Davies won’t beat “Powerman” at his game, but will win in the end. “He’s got my money,” he says, “but I’ve got my faith.”
“I’ve gotta be free,” Davies sings on the last track of the last album the Kinks would make for Reprise (interestingly, one of the few unavailable online).
Is there a difference between the worlds of then and now? Yes – freedom is tantalizingly possible. For example, Radiohead is selling their next album direct on their website, while artist-friendly clearinghouses like CD Baby helps independents get by without labels. Nowadays, music really is just a click away – and it’s right out your door:
Thursday: Imani Winds, Hopkins Center – This youthful group of New Yorkers – four women, one man – take the notion of a wind quintet out of the chamber and into the street.
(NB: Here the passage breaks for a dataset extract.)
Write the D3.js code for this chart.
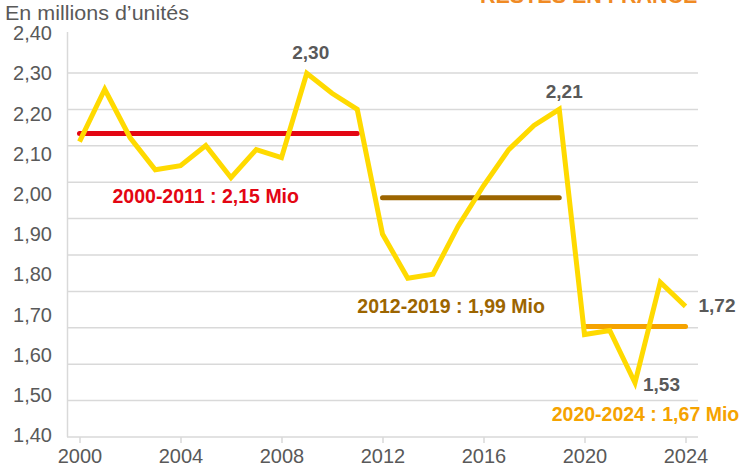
<!DOCTYPE html>
<html>
<head>
<meta charset="utf-8">
<script src="https://cdn.jsdelivr.net/npm/d3@7"></script>
<style>
  body { margin: 0; background: #fff; }
  svg { display: block; font-family: "Liberation Sans", Arial, sans-serif; }
</style>
</head>
<body>
<div id="chart"></div>
<script>
// valeurs (millions d'unités)
var years = [2000, 2001, 2002, 2003, 2004, 2005, 2006, 2007, 2008, 2009, 2010, 2011,
             2012, 2013, 2014, 2015, 2016, 2017, 2018, 2019, 2020, 2021, 2022, 2023, 2024];
var values = [2.13, 2.26, 2.14, 2.06, 2.07, 2.12, 2.04, 2.11, 2.09, 2.30, 2.25, 2.21,
              1.90, 1.79, 1.80, 1.92, 2.02, 2.11, 2.17, 2.21, 1.65, 1.66, 1.53, 1.78, 1.72];
var yTicks = [1.40, 1.50, 1.60, 1.70, 1.80, 1.90, 2.00, 2.10, 2.20, 2.30, 2.40];
var xTicks = [2000, 2004, 2008, 2012, 2016, 2020, 2024];

var periodStart = [2000, 2012, 2020];
var periodEnd = [2011, 2019, 2024];
var periodMean = [2.15, 1.99, 1.67];
var periodLabel = ["2000-2011 : 2,15 Mio", "2012-2019 : 1,99 Mio", "2020-2024 : 1,67 Mio"];
var periodColor = ["#e30613", "#9c6500", "#f5a300"];

var labelYears = [2009, 2019, 2022, 2024];

var w = 739, h = 472;
var svg = d3.select("#chart").append("svg").attr("width", w).attr("height", h);

var x = d3.scaleLinear().domain([2000, 2024]).range([79.5, 685.5]);
var y = d3.scaleLinear().domain([1.40, 2.40]).range([435, 33]);
// le quadrillage n'est pas calé sur les étiquettes dans l'original
var grid = d3.scaleLinear().domain([0, 11]).range([437, 36.6]);

var fr = d3.formatLocale({decimal: ",", thousands: " ", grouping: [3], currency: ["", " €"]});
var f2 = fr.format(".2f");

var axisColor = "#d9d9d9", textColor = "#595959";

svg.append("g").selectAll("line")
  .data(d3.range(1, 11))
  .enter().append("line")
    .attr("x1", 67.5).attr("x2", 698)
    .attr("y1", function(d) { return grid(d); })
    .attr("y2", function(d) { return grid(d); })
    .attr("stroke", axisColor).attr("stroke-width", 1.5);

// axe vertical
svg.append("line")
  .attr("x1", 67.5).attr("x2", 67.5).attr("y1", 32).attr("y2", 437)
  .attr("stroke", axisColor).attr("stroke-width", 1.5);

// axe horizontal
var xAxis = svg.append("g")
  .attr("transform", "translate(0,437)")
  .call(d3.axisBottom(x).tickValues(xTicks).tickFormat(d3.format("d")).tickSize(6).tickPadding(6).tickSizeOuter(0));
xAxis.select(".domain").remove();
xAxis.append("line").attr("x1", 67).attr("x2", 698).attr("stroke", axisColor).attr("stroke-width", 1.5);
xAxis.selectAll(".tick line").attr("stroke", axisColor).attr("stroke-width", 1.5);
xAxis.selectAll(".tick text").attr("fill", textColor).attr("font-size", "20px")
  .attr("font-family", "Liberation Sans, Arial, sans-serif");

// étiquettes de l'axe vertical
svg.append("g").selectAll("text")
  .data(yTicks)
  .enter().append("text")
    .attr("x", 52)
    .attr("y", function(d) { return y(d); })
    .attr("dy", "0.36em")
    .attr("text-anchor", "end")
    .attr("fill", textColor)
    .attr("font-size", "20px")
    .text(function(d) { return f2(d); });

svg.append("text")
  .attr("x", 5).attr("y", 20)
  .attr("fill", textColor).attr("font-size", "20.5px")
  .attr("textLength", 184).attr("lengthAdjust", "spacingAndGlyphs")
  .text("En millions d\u2019unités");

svg.append("text")
  .attr("x", 480).attr("y", 3)
  .attr("fill", "#f08a24").attr("font-size", "21.5px").attr("font-weight", "bold")
  .text("RESTÉS EN FRANCE");

// moyennes par période
svg.append("g").selectAll("line")
  .data(periodMean)
  .enter().append("line")
    .attr("x1", function(d, i) { return x(periodStart[i]); })
    .attr("x2", function(d, i) { return x(periodEnd[i]); })
    .attr("y1", function(d) { return y(d); })
    .attr("y2", function(d) { return y(d); })
    .attr("stroke", function(d, i) { return periodColor[i]; })
    .attr("stroke-width", 5)
    .attr("stroke-linecap", "round");

// courbe annuelle
var line = d3.line()
  .x(function(d, i) { return x(years[i]); })
  .y(function(d) { return y(d); });

svg.append("path")
  .datum(values)
  .attr("d", line)
  .attr("fill", "none")
  .attr("stroke", "#ffda00")
  .attr("stroke-width", 5)
  .attr("stroke-linejoin", "miter");

// libellés des périodes
var periodPos = [[112.5, 203.3], [357.3, 312.7], [551.7, 420.7]];
svg.append("g").selectAll("text")
  .data(periodLabel)
  .enter().append("text")
    .attr("x", function(d, i) { return periodPos[i][0]; })
    .attr("y", function(d, i) { return periodPos[i][1]; })
    .attr("fill", function(d, i) { return periodColor[i]; })
    .attr("font-size", "19.5px")
    .attr("font-weight", "bold")
    .text(function(d) { return d; });

// valeurs remarquables
var labelOffset = {2009: [4, -14, "middle"], 2019: [5, -11, "middle"], 2022: [8, 8, "start"], 2024: [13, 6, "start"]};
svg.append("g").selectAll("text")
  .data(labelYears)
  .enter().append("text")
    .attr("x", function(d) { return x(d) + labelOffset[d][0]; })
    .attr("y", function(d) { return y(values[years.indexOf(d)]) + labelOffset[d][1]; })
    .attr("text-anchor", function(d) { return labelOffset[d][2]; })
    .attr("fill", textColor)
    .attr("font-size", "19px")
    .attr("font-weight", "bold")
    .text(function(d) { return f2(values[years.indexOf(d)]); });
</script>
</body>
</html>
They take their name from the Swahili word for “faith,” and blend elements of classical with jazz, Latin and African rhythms. It’s more Marsalis than Mozart, and a lot of fun.
Friday: Chris O’Brien, Boccelli’s – As a music fan, I live for those moments when I hear a performer for the first time and detect unmistakable magic. It happened with Shawn Colvin in 1989 and Patty Griffin in 1996. Last summer, O’Brien caught my ear – he’s an uncommonly talented lyricist, with a voice that feels comfortable and familiar at first listen. If you only have time for one show this weekend, this is it.
Saturday: Paingivers’ Ball, Hit or Miss Lodge – Rick’s Tattoo in Newport is celebrating two years in business with a four-band show in Springfield, benefiting local charities. It features Soul Octane Burner, a Unity metal band with bullhorn vocals and Steve Vai-worthy guitar shredding, perennial favorites Roadhouse, Fall Line and Eyesore. Most importantly, it’s a costume ball, though with enough body ink and piercing, every day can be Halloween.
Sunday: Peter Mulvey & Antje Duvekot, Iron Horse – Independent folk doesn’t get much better than this. Mulvey’s a cult favorite, with several albums of finely honed music under his belt (including a turn with the supergroup Redbird). Duvekot – well, she’s bound for glory, with topical songs like “Judas” and “Jerusalem,” and an angelic voice to match her soul-tugging lyrics.
Monday: Eco-Tones, Colby-Sawyer College – Pete Townshend once urged listeners to “dance while your knowledge is growing” and this duo, who also perform as Sferes & White, take that advice to heart. They combine original music, influenced by Jackson Browne, Bonnie Raitt and others, with lessons in planet-friendliness. Naturally, they drive to their gigs in a biodiesel bus.
Tuesday: Irish Sessions, Salt Hill Pub – Blues Night, a Thursday Pub mainstay for the summer, is on hiatus, but the musical circle in the center of the room continues. Chris Stevens, Roger Burridge and Dave Loney and friends concoct a stew of inspiration that’s never the same week to week.